Taking Wing: The Great Divide

** Pilots flying at major and regional airlines may look
and dress the same and fly similar equipment, but
they work under different conditions, sparking
occasional tension.**
Sam Weigel

To the traveling public, I suspect that airline pilots are all essentially one and the same. We roam the terminals in the same weathered polyester uniforms, towing the same beat-up flight kits festooned with the airplane stickers of our pasts. We’re all pretty clean-shaven and tend to sport the same close-cropped haircut — only some a bit grayer than others. We assume the same practiced air of watchful nonchalance in the public eye, delivering our in-flight announcements in the standard Yeager drawl. I presume that airline management, too, sees us as essentially interchangeable cogs in its well-oiled travel machine. If airplanes are merely marginal costs with wings, as Alfred Kahn famously claimed, I suppose airline pilots are just marginal costs with funny hats.

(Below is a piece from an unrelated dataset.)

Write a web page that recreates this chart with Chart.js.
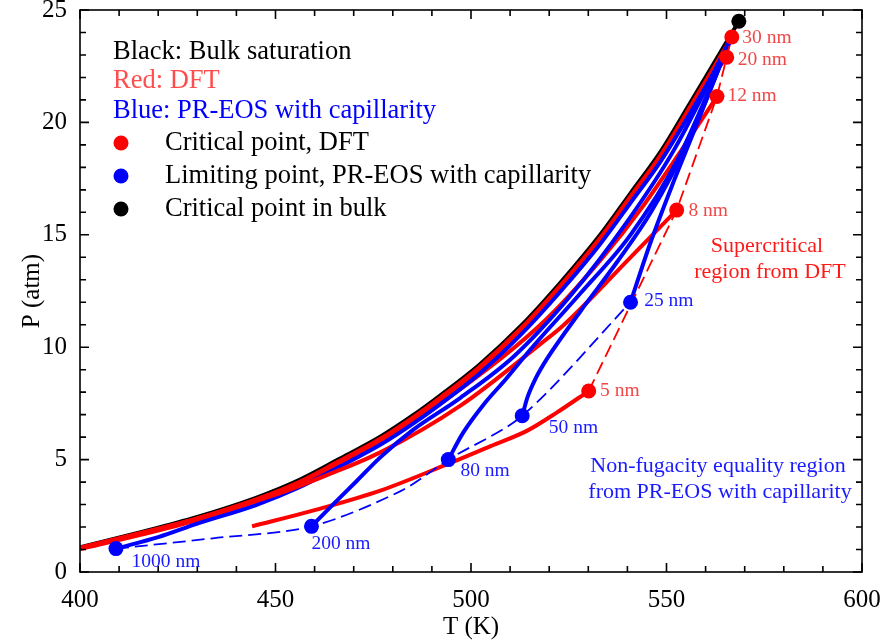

Of course we are not identical cogs, nor tidy replications of some ideal pilot prototype. We are men and women with our very own talents, flaws, pasts and egos — sometimes especially egos. We rebel at the suggestion that we are interchangeable and replaceable, seeing ourselves as individually critical to the flying public’s safety and our companies’ continued success. We define ourselves by our experiences, past and present, and categorize ourselves accordingly. We become not merely pilots or even airline pilots, but American pilots and United pilots, ExpressJet pilots and Horizon Air pilots. We divide ourselves into civilian and military backgrounds. We are assigned roles as captains and first officers. We talk about being ex-flight instructors and old freight dogs and former Viper jocks and one-time BUFF drivers. But above all, there is one line that defines and divides pilots across the industry: the line between major airline pilots and regional airline pilots.

Traditionally, the Department of Transportation classified U.S. airlines as major, national or regional according to annual revenue, and by this metric one could identify the big players in the industry (and the big earners among pilots): the likes of Delta, FedEx or Southwest. But today’s “major airlines” include SkyWest and Envoy, carriers many travelers have never even heard of. There is a good chance that you’ve been on one of their airplanes at some point without knowing it. So the old definition is perhaps a little outdated. I personally define major airlines as those carriers that have their own brand and their own ticketing system, who do the majority of their flying on their own behalf. Regional airlines are those that have little or no brand identity of their own, whose main business is flying passengers on behalf of major airline partners per the terms of time-limited contracts. It may seem a slight distinction to those outside the industry, but it creates two vastly different working environments, and it impacts how each group of pilots sees itself and each other.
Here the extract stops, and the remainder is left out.